At least at a topless bar, they wouldn’t be exposed to some kind of caricature of what women look like.
Conservatism, as it exists today when it isn’t an overt grift, tends to be a weak and spineless philosophy that believes in nothing more than “tolerance.” In that way, it has become sort of the Unitarian Church of political philosophies. It holds no beliefs deeper than “you be you, dude.” If modern conservatism has any organizing principle beyond licentiousness, it is tolerance. Conservatives are so tolerant that they mumble “muh private business” when social media companies stomp on their ability to speak and criticize Elon Musk when he uses the same rules against progressives that they used against us. Instead of “standing athwart history, yelling Stop,” we find leading conservatives today fully aligned with progressive trends, simply differing from the liberal consensus on how fast we should move.
One of my favorite Catholic clerics, Archbishop (retired) Charles Chaput of Philadelphia, has said this about tolerance:
“We need to remember that tolerance is not a Christian virtue. Charity, justice, mercy, prudence, honesty — these are Christian virtues. And obviously, in a diverse community, tolerance is an important working principle. But it’s never an end itself. In fact, tolerating grave evil within a society is itself a form of serious evil. Likewise, democratic pluralism does not mean that Catholics should be quiet in public about serious moral issues because of some misguided sense of good manners. A healthy democracy requires vigorous moral debate to survive. Real pluralism demands that people of strong beliefs will advance their convictions in the public square — peacefully, legally and respectfully, but energetically and without embarrassment. Anything less is bad citizenship and a form of theft from the public conversation.”
Tolerating grave evil within society is not a “blessing of liberty”; it is material cooperation with evil. It is also scandalous — here I’m using a very specific meaning of the word — because every time a weak-kneed conservative supports one of these grotesque events out of a misguided belief in tolerance, we give the impression to the public that we don’t object.

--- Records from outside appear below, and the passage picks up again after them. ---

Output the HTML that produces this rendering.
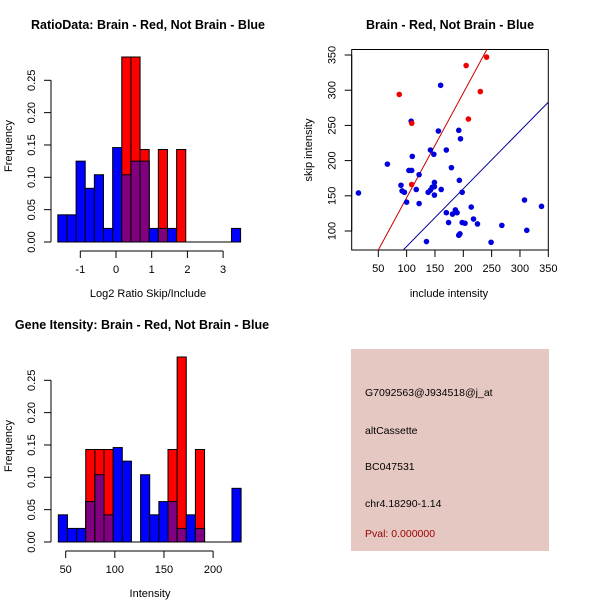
<!DOCTYPE html>
<html><head><meta charset="utf-8"><style>
html,body{margin:0;padding:0;background:#fff}
svg{display:block;font-family:"Liberation Sans",Arial,sans-serif}
</style></head><body>
<svg id="s" width="600" height="600" viewBox="0 0 600 600"></svg>
<script>
// ---- data ----
const ratioBinStart = -1.63;
const ratioBinWidth = 0.256;
const ratioBlue = [0.042,0.042,0.125,0.083,0.104,0.021,0.146,0.104,0.125,0.125,0.021,0.021,0.021,0,0,0,0,0,0,0.021];
const ratioRed  = [0,0,0,0,0,0,0,0.286,0.286,0.143,0,0.143,0,0.143,0,0,0,0,0,0];
const ratioXTicks = [-1,0,1,2,3];
const freqTicks = [0,0.05,0.10,0.15,0.20,0.25];
const freqTickLabels = ["0.00","0.05","0.10","0.15","0.20","0.25"];

const intBinStart = 42.5;
const intBinWidth = 9.3;
const intBlue = [0.042,0.021,0.021,0.0625,0.104,0.042,0.146,0.125,0,0.104,0.042,0.0625,0.0625,0.021,0.042,0.021,0,0,0,0.083];
const intRed  = [0,0,0,0.143,0.143,0.143,0,0,0,0,0,0,0.143,0.286,0,0.143,0,0,0,0];
const intXTicks = [50,100,150,200];

const scatterTicks = [50,100,150,200,250,300,350];
const scatterYTicks = [100,150,200,250,300,350];
const redX = [87,109,109,205,209,230,241];
const redY = [294,253,166,335,259,298,347];
const blueX = [15,66,90,92,96,100,104,109,108,110,117,122,122,135,138,142,142,145,148,149,149,149,156,160,161,170,170,174,179,181,186,189,192,193,192,195,194,198,198,203,214,218,225,249,268,308,312,338];
const blueY = [154,195,165,157,155,141,186,186,256,206,159,180,139,85,155,215,158,162,209,169,151,163,242,307,159,215,126,112,190,124,130,126,243,172,94,231,96,155,112,111,134,117,110,84,108,144,101,135];
const redLine = [-1.4,1.487];   // intercept, slope
const blueLine = [-4,0.82];

const NS="http://www.w3.org/2000/svg";
const svg=document.getElementById('s');
function el(tag,attrs,parent,text){const e=document.createElementNS(NS,tag);for(const k in attrs)e.setAttribute(k,attrs[k]);if(text!==undefined)e.textContent=text;(parent||svg).appendChild(e);return e;}

function hist(g,binStart,binW,blue,red,xOf,yOf){
  for(let i=0;i<blue.length;i++){
    const x0=xOf(binStart+i*binW), x1=xOf(binStart+(i+1)*binW);
    const b=blue[i], r=red[i];
    if(b>0){const e=el('rect',{x:x0,y:yOf(b),width:x1-x0,height:yOf(0)-yOf(b),fill:'#0000ff',stroke:'#000','stroke-width':1},g);
      
      }
    if(r>0){const e=el('rect',{x:x0,y:yOf(r),width:x1-x0,height:yOf(0)-yOf(r),fill:'#ff0000',stroke:'#000','stroke-width':1},g);
      
      }
    const m=Math.min(b,r);
    if(m>0){const e=el('rect',{x:x0,y:yOf(m),width:x1-x0,height:yOf(0)-yOf(m),fill:'#800080',stroke:'#000','stroke-width':1},g);
      
      }
  }
  const e=el('line',{x1:xOf(binStart),x2:xOf(binStart+blue.length*binW),y1:yOf(0),y2:yOf(0),stroke:'#000'},g);
  
  
}
function yAxis(g,x,ticks,labels,yOf){
  el('line',{x1:x,x2:x,y1:yOf(ticks[0]),y2:yOf(ticks[ticks.length-1]),stroke:'#000'},g);
  ticks.forEach((t,i)=>{const y=yOf(t);el('line',{x1:x-7,x2:x,y1:y,y2:y,stroke:'#000'},g);
    const tx=el('text',{x:x-20,y:y+4,'font-size':11,'text-anchor':'middle',transform:`rotate(-90 ${x-20} ${y})`},g,labels[i]);
    
    });
}
function xAxis(g,y,ticks,xOf){
  el('line',{x1:xOf(ticks[0]),x2:xOf(ticks[ticks.length-1]),y1:y,y2:y,stroke:'#000'},g);
  ticks.forEach(t=>{const x=xOf(t);el('line',{x1:x,x2:x,y1:y,y2:y+7,stroke:'#000'},g);
    const tx=el('text',{x:x,y:y+22,'font-size':11,'text-anchor':'middle'},g,String(t));
    
    });
}
function label(g,x,y,txt,name,opts){const t=el('text',Object.assign({x:x,y:y,'font-size':11,'text-anchor':'middle'},opts||{}),g,txt);
  
  return t;}

const yF=v=>242-v*(161.7/0.25);

// Panel 1
const g1=el('g',{});


const x1F=v=>116+v*35.7;
hist(g1,ratioBinStart,ratioBinWidth,ratioBlue,ratioRed,x1F,yF);
yAxis(g1,51,freqTicks,freqTickLabels,yF);
xAxis(g1,251,ratioXTicks,x1F);
label(g1,148,29,'RatioData: Brain - Red, Not Brain - Blue','ratio-title',{'font-weight':'bold','font-size':12.5});
label(g1,148,297,'Log2 Ratio Skip/Include','ratio-x-title');
label(g1,12,146,'Frequency','ratio-y-title',{transform:'rotate(-90 12 146)'});

// Panel 3
const g3=el('g',{transform:'translate(0,300)'});


const x3F=v=>65.7+(v-50)*0.9827;
hist(g3,intBinStart,intBinWidth,intBlue,intRed,x3F,yF);
yAxis(g3,51,freqTicks,freqTickLabels,yF);
xAxis(g3,251,intXTicks,x3F);
label(g3,142,29,'Gene Itensity: Brain - Red, Not Brain - Blue','intensity-title',{'font-weight':'bold','font-size':12.5});
label(g3,150,297,'Intensity','intensity-x-title');
label(g3,12,146,'Frequency','intensity-y-title',{transform:'rotate(-90 12 146)'});

// Panel 2 scatter
const g2=el('g',{});


const sx=v=>378.3+(v-50)*0.5667, sy=v=>55-(v-350)*0.704;
const L=351.7,R=548.3,T=49.5,B=250;
const clip=el('clipPath',{id:'cp'},g2);el('rect',{x:L,y:T,width:R-L,height:B-T},clip);
el('rect',{x:L,y:T,width:R-L,height:B-T,fill:'none',stroke:'#000'},g2);
yAxis(g2,L,scatterYTicks,scatterYTicks.map(String),sy);
xAxis(g2,B,scatterTicks,sx);
const lg=el('g',{'clip-path':'url(#cp)'},g2);
const xmin=0,xmax=360;
const rl=el('line',{x1:sx(xmin),y1:sy(redLine[0]+redLine[1]*xmin),x2:sx(xmax),y2:sy(redLine[0]+redLine[1]*xmax),stroke:'#cc0000','stroke-width':1},lg);


const bl=el('line',{x1:sx(xmin),y1:sy(blueLine[0]+blueLine[1]*xmin),x2:sx(xmax),y2:sy(blueLine[0]+blueLine[1]*xmax),stroke:'#000099','stroke-width':1},lg);


blueX.forEach((v,i)=>{const c=el('circle',{cx:sx(v),cy:sy(blueY[i]),r:2.8,fill:'#0000dd'},g2);
  
  });
redX.forEach((v,i)=>{const c=el('circle',{cx:sx(v),cy:sy(redY[i]),r:2.8,fill:'#ee0000'},g2);
  
  });
label(g2,450,29,'Brain - Red, Not Brain - Blue','scatter-title',{'font-weight':'bold','font-size':12.5});
label(g2,449,297,'include intensity','scatter-x-title');
label(g2,312,150,'skip intensity','scatter-y-title',{transform:'rotate(-90 312 150)'});

// Info box
const g4=el('g',{});


el('rect',{x:351,y:349,width:198,height:202,fill:'#e6c8c2'},g4);
const info=[['G7092563@J934518@j_at',396,'#000','probe-id'],['altCassette',434,'#000','event-type'],['BC047531',470,'#000','accession'],['chr4.18290-1.14',507,'#000','location'],['Pval: 0.000000',537,'#990000','p-value']];
info.forEach(a=>label(g4,365,a[1],a[0],a[3],{'text-anchor':'start','font-size':10.5,fill:a[2]}));
</script>
</body></html>
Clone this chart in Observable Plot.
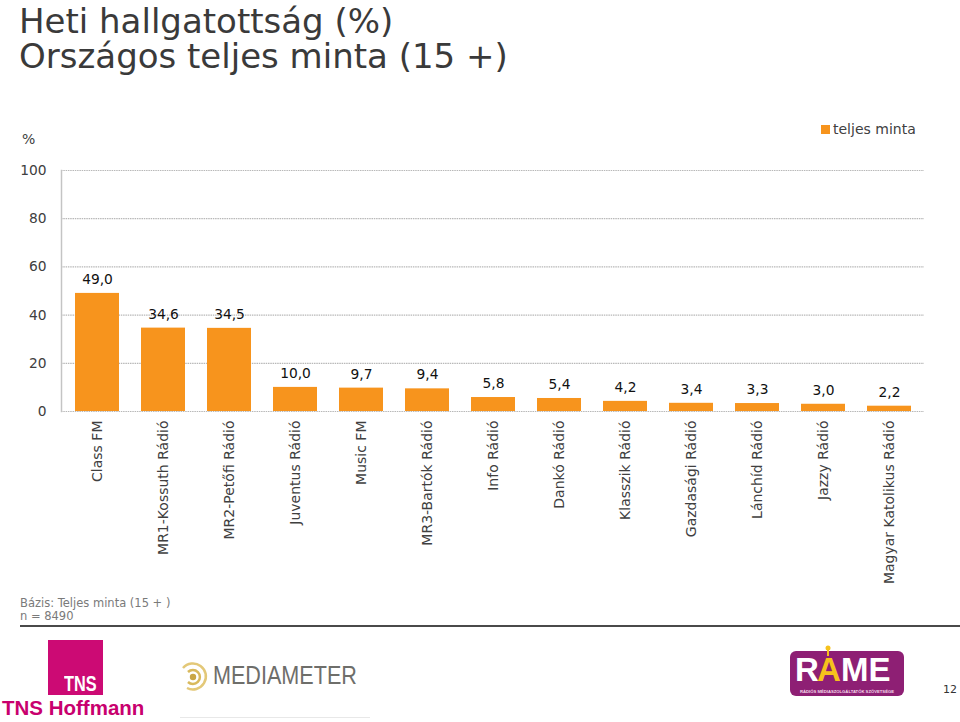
<!DOCTYPE html>
<html>
<head>
<meta charset="utf-8">
<script src="https://cdn.jsdelivr.net/npm/d3@7"></script>
<script src="https://cdn.jsdelivr.net/npm/@observablehq/plot@0.6"></script>
<style>
  html, body { margin: 0; padding: 0; background: #fff; }
  #page { position: relative; width: 960px; height: 722px; overflow: hidden; font-family: "DejaVu Sans", Verdana, sans-serif; }
  .abs { position: absolute; white-space: nowrap; }
  .title { left: 19px; font-size: 34px; line-height: 34px; color: #3a3a3a; }
</style>
</head>
<body>
<div id="page">
  <div class="abs title" style="top:4px;">Heti hallgatottság (%)</div>
  <div class="abs title" style="top:39px;">Országos teljes minta (15 +)</div>
  <div class="abs" style="left:22px; top:131px; font-size:14px; color:#404040;">%</div>
  <div class="abs" style="left:821px; top:121px; font-size:14px; color:#404040;"><span style="display:inline-block;width:9px;height:9px;background:#F7941D;margin-right:3px;vertical-align:0px;"></span>teljes minta</div>
  <div class="abs" id="chart" style="left:0; top:150px;"></div>
  <div class="abs" style="left:20px; top:597px; font-size:11.5px; line-height:13px; color:#7a7a7a;">Bázis: Teljes minta (15 + )<br>n = 8490</div>
  <div class="abs" style="left:20px; top:625px; width:940px; height:2px; background:#4a4a4a;"></div>
  <!-- TNS logo -->
  <div class="abs" style="left:48px; top:640px; width:55px; height:55px; background:#CC0A74;"></div>
  <div class="abs" style="left:64px; top:671px; font-size:22px; line-height:26px; font-weight:bold; color:#fff; font-family:'Liberation Sans',Arial,sans-serif; transform:scaleX(0.74); transform-origin:left top;">TNS</div>
  <div class="abs" style="left:2px; top:696px; font-size:20.5px; font-weight:bold; color:#C8006E; font-family:'Liberation Sans',Arial,sans-serif;">TNS Hoffmann</div>
  <!-- Mediameter logo -->
  <svg class="abs" style="left:178px; top:660px;" width="34" height="34" viewBox="0 0 34 34">
    <circle cx="15" cy="17" r="3.2" fill="#C9A646"/>
    <path d="M10 12 A7 7 0 1 1 10 22" fill="none" stroke="#D8B95C" stroke-width="2.5"/>
    <path d="M5 8 A13 13 0 1 1 9 28" fill="none" stroke="#E3C878" stroke-width="2.5"/>
  </svg>
  <div class="abs" style="left:213px; top:660px; font-size:26px; line-height:30px; color:#6e6e6a; font-family:'Liberation Sans',Arial,sans-serif; transform:scaleX(0.83); transform-origin:left top;">MEDIAMETER</div>
  <div class="abs" style="left:180px; top:717px; width:190px; height:1px; background:#e8e8e8;"></div>
  <!-- RAME logo -->
  <svg class="abs" style="left:788px; top:642px;" width="118" height="58" viewBox="0 0 118 58">
    <rect x="2" y="9" width="114" height="45" rx="6" fill="#8E1F74"/>
    <line x1="40" y1="8" x2="40" y2="14" stroke="#F6C21C" stroke-width="2"/>
    <circle cx="40" cy="6" r="2.5" fill="#F6C21C"/>
    <text x="7" y="39" font-family="'Liberation Sans',Arial,sans-serif" font-weight="bold" font-size="33" fill="#fff">R</text>
    <text x="29" y="39" font-family="'Liberation Sans',Arial,sans-serif" font-weight="bold" font-size="33" fill="#F6C21C">A</text>
    <text x="53" y="39" font-family="'Liberation Sans',Arial,sans-serif" font-weight="bold" font-size="33" fill="#fff">ME</text>
    <text x="59" y="51" text-anchor="middle" font-family="'Liberation Sans',Arial,sans-serif" font-weight="bold" font-size="4.2" fill="#f4d9ea">RÁDIÓS MÉDIASZOLGÁLTATÓK SZÖVETSÉGE</text>
  </svg>
  <div class="abs" style="left:943px; top:683px; font-size:11px; color:#333;">12</div>
</div>
<script>
const categories = ["Class FM", "MR1-Kossuth Rádió", "MR2-Petőfi Rádió", "Juventus Rádió", "Music FM", "MR3-Bartók Rádió", "Info Rádió", "Dankó Rádió", "Klasszik Rádió", "Gazdasági Rádió", "Lánchíd Rádió", "Jazzy Rádió", "Magyar Katolikus Rádió"];
const values = [49.0, 34.6, 34.5, 10.0, 9.7, 9.4, 5.8, 5.4, 4.2, 3.4, 3.3, 3.0, 2.2];
const yTicks = [0, 20, 40, 60, 80, 100];
const seriesName = "teljes minta";

const data = categories.map((c, i) => ({name: c, value: values[i]}));
const fmt = v => v.toFixed(1).replace(".", ",");
const orange = "#F7941D";

const chart = Plot.plot({
  width: 960,
  height: 441,
  marginTop: 20,
  marginBottom: 180,
  marginLeft: 61,
  marginRight: 36,
  style: {fontFamily: "'DejaVu Sans', Verdana, sans-serif", background: "transparent", overflow: "visible"},
  x: {domain: categories, paddingInner: 0.337, paddingOuter: 0.1685, label: null},
  y: {domain: [0, 100], label: null},
  marks: [
    Plot.ruleY(yTicks, {stroke: "#b8b8b8", strokeWidth: 1.2, strokeDasharray: "1.5,0.8"}),
    Plot.frame({anchor: "left", stroke: "#c4c4c4", strokeWidth: 1.5}),
    Plot.barY(data, {x: "name", y: "value", fill: orange}),
    Plot.text(data, {x: "name", y: "value", text: d => fmt(d.value), dy: -14, fontSize: 13.8, fill: "#111"}),
    Plot.axisY({ticks: yTicks, tickSize: 0, tickPadding: 15, fontSize: 13.8, color: "#404040", label: null}),
    Plot.axisX({tickRotate: -90, tickSize: 0, tickPadding: 9, fontSize: 14, color: "#404040", label: null})
  ]
});
document.getElementById("chart").appendChild(chart);
</script>
</body>
</html>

However, just because a Satanist club is approved, that doesn’t mean kids will actually show up to take part. There is a difference between drag queen story hour being scheduled at your local library and anyone going to it. Parents and communities need to make their presence known at these venues and object because these activities are wrong and have been wrong throughout history. No amount of tolerance makes them appropriate or harmless.
The descent from liberty to license was something the Founders were well aware of and tried to ensure would not happen. John Adams said, “Our Constitution was made only for a moral and religious People. It is wholly inadequate to the government of any other.” Publius, thought in this case to be James Madison, writing in Federalist 55, observed, “Were the pictures which have been drawn by the political jealousy of some among us, faithful likenesses of the human character, the inference would be that there is not sufficient virtue among men for self government; and that nothing less than the chains of despotism can restrain them from destroying and devouring one another.” Both understood a cowardly, supine, or dissolute people would inevitably lose the right to self-government. This right could only be retained through a morality formed by religion. This simple fact has been lost on most of America.
The only sure defense against a school board being flummoxed by a grifter seeking to troll them is to create parallel institutions where morality is taught and enforced. But it isn’t enough to withdraw from society; we must organize to “peacefully, legally and respectfully, but energetically and without embarrassment” oppose this nonsense and reclaim our country from the people trying to destroy it.